Motivation for proof of Berry-Esséen Theorem
Solution 1:
First of all, it is worth to mention that we really want to work with characteristic functions (Fourier transforms), since adding independent random variables corresponds to a plain multiplication (as opposed to convolutions).
Smoothing the cdf $F$ by convolution with a nice function $H$ (which is equivalent to adding an independent random variable with a smooth cdf) gives the following:
The resulting cdf $G = F*H$ has bounded density. This allows to write for any smooth cdf $\widetilde G$ with the same mean $$ G(x) - \widetilde G(x) = \frac{i}{2\pi} \int_{\mathbb{R}}\frac{\psi(t) - \widetilde\psi(t)}{t} e^{-itx} dt,\tag{1} $$ where $\psi$ and $\widetilde\psi$ are the characteristic functions of $G$ and $\widetilde G$.

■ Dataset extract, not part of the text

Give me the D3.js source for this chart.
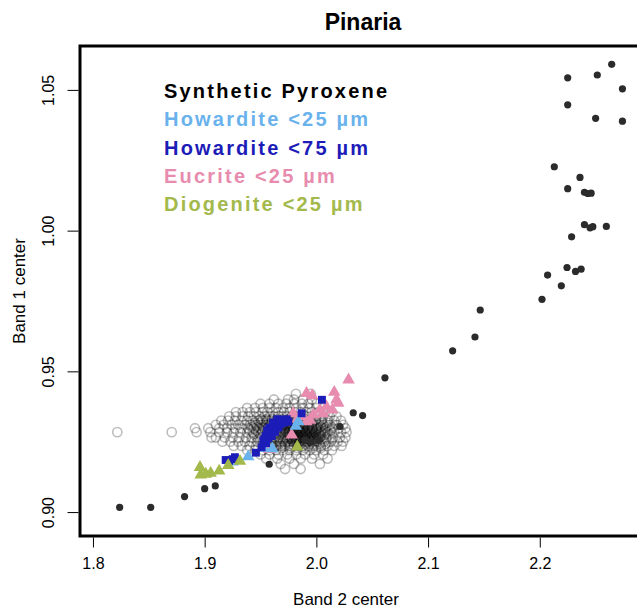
<!DOCTYPE html>
<html>
<head>
<meta charset="utf-8">
<script src="https://cdn.jsdelivr.net/npm/d3@7"></script>
<style>
  body { margin: 0; background: #fff; }
  text { font-family: "Liberation Sans", Arial, sans-serif; }
</style>
</head>
<body>
<div id="chart"></div>
<script>
// Pinaria spectra (hollow grey circles), one row per band 1 value
let cloudRows = [
    [0.9420, [1.9817, 1.9950]],
    [0.9400, [1.9620, 1.9746, 1.9800, 1.9880, 1.9960]],
    [0.9385, [1.950, 1.958, 1.966, 1.973, 1.980, 1.987, 1.993, 2.000]],
    [0.9370, [1.938, 1.945, 1.952, 1.958, 1.964, 1.970, 1.976, 1.982, 1.988, 1.994, 2.000, 2.006]],
    [0.9355, [1.9405, 1.9519, 1.928, 1.934, 1.946, 1.956, 1.961, 1.966, 1.971, 1.976, 1.981, 1.986, 1.991, 1.996, 2.002, 2.008, 2.014]],
    [0.9340, [1.922, 1.928, 1.934, 1.939, 1.944, 1.949, 1.954, 1.958, 1.962, 1.966, 1.970, 1.974, 1.978, 1.982, 1.986, 1.990, 1.995, 2.000, 2.006, 2.012, 2.018]],
    [0.9325, [1.915, 1.921, 1.927, 1.933, 1.938, 1.943, 1.948, 1.952, 1.956, 1.960, 1.964, 1.968, 1.971, 1.974, 1.977, 1.980, 1.983, 1.986, 1.990, 1.994, 1.999, 2.004, 2.010, 2.016, 2.022]],
    [0.9310, [1.910, 1.917, 1.924, 1.930, 1.936, 1.941, 1.946, 1.951, 1.955, 1.959, 1.963, 1.967, 1.970, 1.973, 1.976, 1.979, 1.982, 1.985, 1.988, 1.992, 1.996, 2.001, 2.006, 2.012, 2.018, 2.024]],
    [0.9298, [1.8913, 1.9032, 1.913, 1.920, 1.927, 1.933, 1.939, 1.944, 1.949, 1.953, 1.957, 1.961, 1.965, 1.968, 1.971, 1.974, 1.977, 1.980, 1.983, 1.986, 1.989, 1.993, 1.997, 2.002, 2.008, 2.014, 2.020, 2.026]],
    [0.9284, [1.8218, 1.8705, 1.8928, 1.905, 1.913, 1.920, 1.926, 1.932, 1.938, 1.943, 1.948, 1.952, 1.956, 1.960, 1.964, 1.967, 1.970, 1.973, 1.976, 1.979, 1.982, 1.985, 1.988, 1.991, 1.995, 1.999, 2.004, 2.010, 2.016, 2.022, 2.027]],
    [0.9265, [1.9062, 1.910, 1.918, 1.925, 1.931, 1.937, 1.942, 1.947, 1.951, 1.955, 1.959, 1.963, 1.966, 1.969, 1.972, 1.975, 1.978, 1.981, 1.984, 1.987, 1.990, 1.994, 1.998, 2.003, 2.009, 2.015, 2.021, 2.026]],
    [0.9250, [1.916, 1.923, 1.930, 1.936, 1.942, 1.947, 1.952, 1.956, 1.960, 1.964, 1.967, 1.970, 1.973, 1.976, 1.979, 1.982, 1.985, 1.988, 1.992, 1.996, 2.001, 2.007, 2.013, 2.019, 2.024]],
    [0.9235, [1.926, 1.933, 1.940, 1.946, 1.951, 1.956, 1.960, 1.964, 1.968, 1.972, 1.976, 1.980, 1.984, 1.988, 1.993, 1.998, 2.004, 2.010, 2.016, 2.0226]],
    [0.9220, [1.938, 1.945, 1.952, 1.958, 1.964, 1.970, 1.976, 1.982, 1.988, 1.994, 2.000, 2.007, 2.014]],
    [0.9205, [1.950, 1.958, 1.966, 1.974, 1.982, 1.990, 1.998, 2.006]],
    [0.9190, [1.955, 1.965, 1.976, 1.986, 1.996, 2.010]],
    [0.9171, [1.968, 1.980, 2.0032]],
    [0.9153, [1.9859, 1.9720]],
    // denser core of the cloud
    [0.9330, [1.950, 1.955, 1.960, 1.965, 1.970, 1.975, 1.980, 1.985, 1.990, 1.995, 2.000, 2.005]],
    [0.9318, [1.945, 1.950, 1.955, 1.960, 1.964, 1.968, 1.972, 1.976, 1.980, 1.984, 1.988, 1.992, 1.996, 2.000, 2.005, 2.010]],
    [0.9303, [1.942, 1.947, 1.952, 1.957, 1.962, 1.966, 1.970, 1.974, 1.978, 1.981, 1.984, 1.987, 1.990, 1.993, 1.996, 2.000, 2.004, 2.009, 2.014]],
    [0.9290, [1.940, 1.946, 1.952, 1.958, 1.963, 1.968, 1.972, 1.976, 1.979, 1.982, 1.985, 1.988, 1.991, 1.994, 1.997, 2.000, 2.004, 2.008, 2.013]],
    [0.9276, [1.944, 1.950, 1.956, 1.962, 1.967, 1.972, 1.976, 1.979, 1.982, 1.985, 1.988, 1.991, 1.994, 1.997, 2.000, 2.003, 2.007, 2.012]],
    [0.9258, [1.948, 1.954, 1.960, 1.965, 1.970, 1.974, 1.978, 1.981, 1.984, 1.987, 1.990, 1.993, 1.996, 2.000, 2.004, 2.009, 2.014]],
    [0.9242, [1.955, 1.961, 1.967, 1.972, 1.977, 1.982, 1.986, 1.990, 1.994, 1.998, 2.003, 2.008]],
    [0.9228, [1.962, 1.969, 1.976, 1.983, 1.990, 1.997, 2.004]],
    [0.9296, [1.976, 1.980, 1.984, 1.988, 1.992, 1.996, 2.000]],
    [0.9282, [1.974, 1.978, 1.982, 1.986, 1.990, 1.994, 1.998, 2.002, 2.006]],
    [0.9270, [1.976, 1.980, 1.984, 1.988, 1.992, 1.996, 2.000, 2.004]],
    [0.9262, [1.978, 1.982, 1.986, 1.990, 1.994, 1.998, 2.002]],
    [0.9252, [1.980, 1.985, 1.990, 1.995, 2.000]]
]

let pyroxene = [
    [1.8239, 0.9017], [1.8517, 0.9017], [1.8820, 0.9055], [1.9000, 0.9083], [1.9095, 0.9093],
    [1.9578, 0.9170], [1.9898, 0.9256], [1.9949, 0.9248], [2.0012, 0.9256], [2.0211, 0.9304],
    [2.0330, 0.9353], [2.0414, 0.9343], [2.0614, 0.9477], [2.1220, 0.9573], [2.1420, 0.9622],
    [2.1467, 0.9718], [2.2020, 0.9756], [2.2193, 0.9804], [2.2070, 0.9842], [2.2244, 0.9869],
    [2.2320, 0.9855], [2.2370, 0.9863], [2.2285, 0.9978], [2.2400, 1.0021], [2.2450, 1.0010],
    [2.2475, 1.0014], [2.2596, 1.0015], [2.2250, 1.0149], [2.2400, 1.0136], [2.2430, 1.0132],
    [2.2460, 1.0133], [2.2360, 1.0189], [2.2130, 1.0227], [2.2500, 1.0399], [2.2740, 1.0389],
    [2.2250, 1.0447], [2.2740, 1.0504], [2.2250, 1.0543], [2.2515, 1.0553], [2.2644, 1.0591]
]

let howardite25 = [
    [1.9390, 0.9197], [1.9525, 0.9227], [1.9838, 0.9321], [1.9815, 0.9305],
    [1.9570, 0.9288], [1.9605, 0.9225], [1.9250, 0.9178]
]

let howardite75 = [
    [1.9188, 0.9185], [1.9218, 0.9182], [1.9250, 0.9188], [1.9271, 0.9195], [1.9459, 0.9211],
    [1.9510, 0.9230], [1.9550, 0.9245], [1.9525, 0.9255], [1.9570, 0.9262], [1.9545, 0.9270],
    [1.9600, 0.9270], [1.9585, 0.9280], [1.9630, 0.9285], [1.9620, 0.9295], [1.9660, 0.9300],
    [1.9640, 0.9308], [1.9680, 0.9312], [1.9665, 0.9320], [1.9710, 0.9318], [1.9705, 0.9328],
    [1.9749, 0.9321], [1.9580, 0.9300], [1.9868, 0.9351], [2.0050, 0.9399], [1.9560, 0.9290],
    [1.9610, 0.9318], [1.9650, 0.9330], [1.9735, 0.9330], [1.9540, 0.9258]
]

let eucrite = [
    [2.0288, 0.9470], [1.9912, 0.9422], [1.9963, 0.9414], [2.0160, 0.9426], [2.0196, 0.9387],
    [2.0180, 0.9399], [2.0090, 0.9375], [2.0030, 0.9363], [1.9972, 0.9345], [1.9942, 0.9327],
    [1.9912, 0.9321], [1.9793, 0.9351], [1.9779, 0.9274], [1.9578, 0.9223], [2.0142, 0.9363],
    [2.0060, 0.9350], [1.9875, 0.9340], [1.9830, 0.9330]
]

let diogenite = [
    [1.8958, 0.9159], [1.8964, 0.9132], [1.9054, 0.9138], [1.9130, 0.9146], [1.9211, 0.9166],
    [1.9316, 0.9181], [1.9829, 0.9232], [1.9010, 0.9135]
]

let xTicks = [1.8, 1.9, 2.0, 2.1, 2.2]
let yTicks = [0.90, 0.95, 1.00, 1.05]
let legendLabels = ["Synthetic Pyroxene", "Howardite <25 µm", "Howardite <75 µm", "Eucrite <25 µm", "Diogenite <25 µm"]
let legendColors = ["#000000", "#6ab2ec", "#1c1cb8", "#e78cae", "#a3b94c"]

let width = 637
let height = 611
let plotLeft = 80, plotRight = 646, plotTop = 46, plotBottom = 536

let x = d3.scaleLinear().domain([1.7884, 2.2951]).range([plotLeft, plotRight])
let y = d3.scaleLinear().domain([0.8915, 1.0656]).range([plotBottom, plotTop])

let svg = d3.select("#chart")
    .append("svg")
    .attr("width", width)
    .attr("height", height)

svg.append("defs").append("clipPath")
    .attr("id", "plotclip")
    .append("rect")
    .attr("x", plotLeft)
    .attr("y", plotTop)
    .attr("width", plotRight - plotLeft)
    .attr("height", plotBottom - plotTop)

let plot = svg.append("g").attr("clip-path", "url(#plotclip)")

// grey cloud of spectra
let cloud = []
cloudRows.forEach(function (row) {
    row[1].forEach(function (v) { cloud.push([v, row[0]]) })
})
plot.selectAll("circle.cloud")
    .data(cloud)
    .enter()
    .append("circle")
    .attr("class", "cloud")
    .attr("cx", d => x(d[0]))
    .attr("cy", d => y(d[1]))
    .attr("r", 4.6)
    .attr("fill", "none")
    .attr("stroke", "#000")
    .attr("stroke-opacity", 0.26)
    .attr("stroke-width", 1.6)

plot.selectAll("circle.pyx")
    .data(pyroxene)
    .enter()
    .append("circle")
    .attr("class", "pyx")
    .attr("cx", d => x(d[0]))
    .attr("cy", d => y(d[1]))
    .attr("r", 3.6)
    .attr("fill", "#2b2b2b")

let tri = d3.symbol().type(d3.symbolTriangle).size(68)
let sq = d3.symbol().type(d3.symbolSquare).size(62)

function drawSymbols(data, sym, color) {
    plot.append("g")
        .selectAll("path")
        .data(data)
        .enter()
        .append("path")
        .attr("d", sym)
        .attr("transform", d => "translate(" + x(d[0]) + "," + y(d[1]) + ")")
        .attr("fill", color)
}
drawSymbols(eucrite, tri, legendColors[3])
drawSymbols(howardite25, tri, legendColors[1])
drawSymbols(howardite75, sq, legendColors[2])
drawSymbols(diogenite, tri, legendColors[4])

// frame
svg.append("rect")
    .attr("x", plotLeft)
    .attr("y", plotTop)
    .attr("width", plotRight - plotLeft)
    .attr("height", plotBottom - plotTop)
    .attr("fill", "none")
    .attr("stroke", "#000")
    .attr("stroke-width", 3)

// axes
let xAxis = svg.append("g")
    .attr("transform", "translate(0," + (plotBottom + 1.5) + ")")
    .call(d3.axisBottom(x).tickValues(xTicks).tickFormat(d3.format(".1f")).tickSize(10).tickPadding(10))
xAxis.select(".domain").remove()
xAxis.selectAll("text").attr("font-size", 16).attr("fill", "#000")
    .attr("font-family", "Liberation Sans, Arial, sans-serif")

let yAxis = svg.append("g")
    .attr("transform", "translate(" + (plotLeft - 1.5) + ",0)")
    .call(d3.axisLeft(y).tickValues(yTicks).tickFormat(d3.format(".2f")).tickSize(11))
yAxis.select(".domain").remove()
yAxis.selectAll("text")
    .attr("font-size", 16)
    .attr("fill", "#000")
    .attr("font-family", "Liberation Sans, Arial, sans-serif")
    .attr("x", null)
    .attr("dy", null)
    .attr("text-anchor", "middle")
    .attr("transform", "translate(-25,0) rotate(-90)")

// titles
svg.append("text")
    .attr("x", (plotLeft + plotRight) / 2)
    .attr("y", 30)
    .attr("text-anchor", "middle")
    .attr("font-size", 23)
    .attr("font-weight", "bold")
    .text("Pinaria")

svg.append("text")
    .attr("x", (plotLeft + plotRight) / 2 - 17)
    .attr("y", 605)
    .attr("text-anchor", "middle")
    .attr("font-size", 17)
    .text("Band 2 center")

svg.append("text")
    .attr("transform", "translate(25," + (plotTop + plotBottom) / 2 + ") rotate(-90)")
    .attr("text-anchor", "middle")
    .attr("font-size", 17)
    .text("Band 1 center")

// legend
svg.append("g")
    .selectAll("text")
    .data(legendLabels)
    .enter()
    .append("text")
    .attr("x", 164)
    .attr("y", (d, i) => 98 + i * 28.3)
    .attr("font-size", 20)
    .attr("font-weight", "bold")
    .attr("letter-spacing", 2.2)
    .attr("fill", (d, i) => legendColors[i])
    .text(d => d)
</script>
</body>
</html>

Taking $\widetilde G = \Phi * H$, where $\Phi$ is the standard Gaussian cdf, we get from $(1)$ $$ \big(F - \Phi\big)*H(x) = \frac{i}{2\pi} \int_{\mathbb{R}}\frac{\varphi(t) - e^{-t^2/2}}{t}\omega(t) e^{-itx} dt,\tag{2} $$ where $\varphi$ and $\omega$ are characteristic functions of $F$ and $H$. Since $\omega$ has finite support, the integral in $(2)$ is over a finite interval. This allows to write Taylor expansion for the characteristic function $\varphi$ with error terms admitting nice bounds in this interval.
There are now two errors: smoothing error (replacing $F$ by $G$) and normal approximation error, controlled by $(2)$. Adjusting the "window" $T$ (the width of support of $\omega$) increases one error and decrease another, so we can optimize the error.
If we took compactly supported $H$, not $\omega$, this could still increase smoothness of $F$. However, the analysis of characteristic functions (and, as I have explained, we want to analyze them rather than cdfs) would not be simplified, as explained in 2-3 above.